History LLMs: Models trained exclusively on pre-1913 texts
Concept: “Time‑Locked” Historical Models
- Models are trained only on pre‑dated corpora (e.g., up to 1913, then 1929, etc.), so they “don’t know how the story ends” (no WWI/WWII, Spanish flu, etc.).
- Many commenters find this compelling as a way to approximate conversations with people from a given era, without hindsight bias.
- Others note humans also lack perfect temporal separation of knowledge; both people and LLMs blur past and present.
Training, Style, and Technical Questions
- Pretraining: base model trained on all data up to 1900, then continued training on slices like 1900–1913 to induce a specific “viewpoint” year.
- Corpus is ~80B tokens (for a 4B‑parameter model), multilingual but mostly English, with newspapers, books, periodicals. Duplicates are kept so widely circulated texts weigh more.
- Chat behavior is added via supervised fine‑tuning with a custom prompt (“You are a person living in {cutoff}...”), using modern frontier models to generate examples.
- Some historians say the prose feels plausibly Victorian/Edwardian; others think it’s too modern and milquetoast compared to genuine texts, likely due to modern SFT style.
- Debate over whether this is just “autocomplete on steroids” vs a richer, emergent reasoning system; discussion of RLHF, loss surfaces, hallucinations, and analogies to human predictive cognition.

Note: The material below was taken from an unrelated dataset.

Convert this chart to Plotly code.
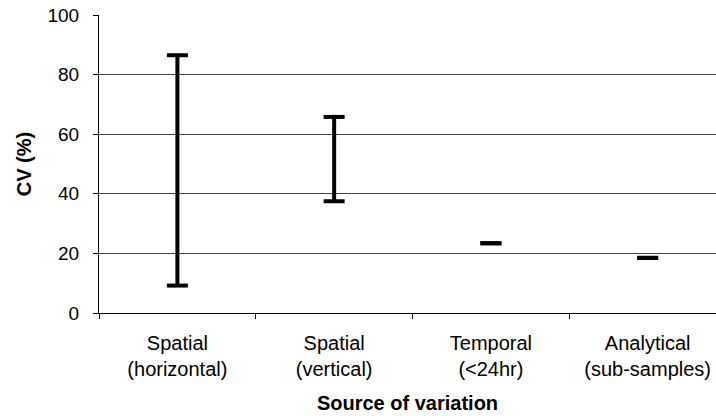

Uses, Experiments, and Research Ideas
- Proposed as a tool to explore changing norms/Overton windows (e.g., attitudes toward empire, women, homosexuality) decade by decade.
- Suggested experiments:
- Lead the model (pre‑Einstein / mid‑Einstein) toward relativity or early quantum mechanics, seeing if it can reconstruct ideas from contemporary evidence.
- Test genuine novelty by posing math Olympiad‑style problems or logic questions outside its training set.
- Use as a period‑bounded assistant for historians (better OCR/transcription, querying archival documents in era‑appropriate language).
- Compare models trained on different languages/cultures or eras (e.g., 1980 cutoff) to surface cultural differences.
Bias, Safety, and Access Controversy
- Authors emphasize that historical racism, antisemitism, misogyny, etc. will appear, by design, to study how such views were articulated.
- They plan a “responsible access framework” limiting broad public use to avoid misuse and reputational blowback.
- Many commenters criticize this as overcautious or “AI safety theater,” likening it to book banning; others argue the reputational and institutional risks are real.
- Some worry about contamination from post‑cutoff data and the opacity of what exactly the model represents; others question its trustworthiness for serious scholarship given hallucinations and black‑box behavior.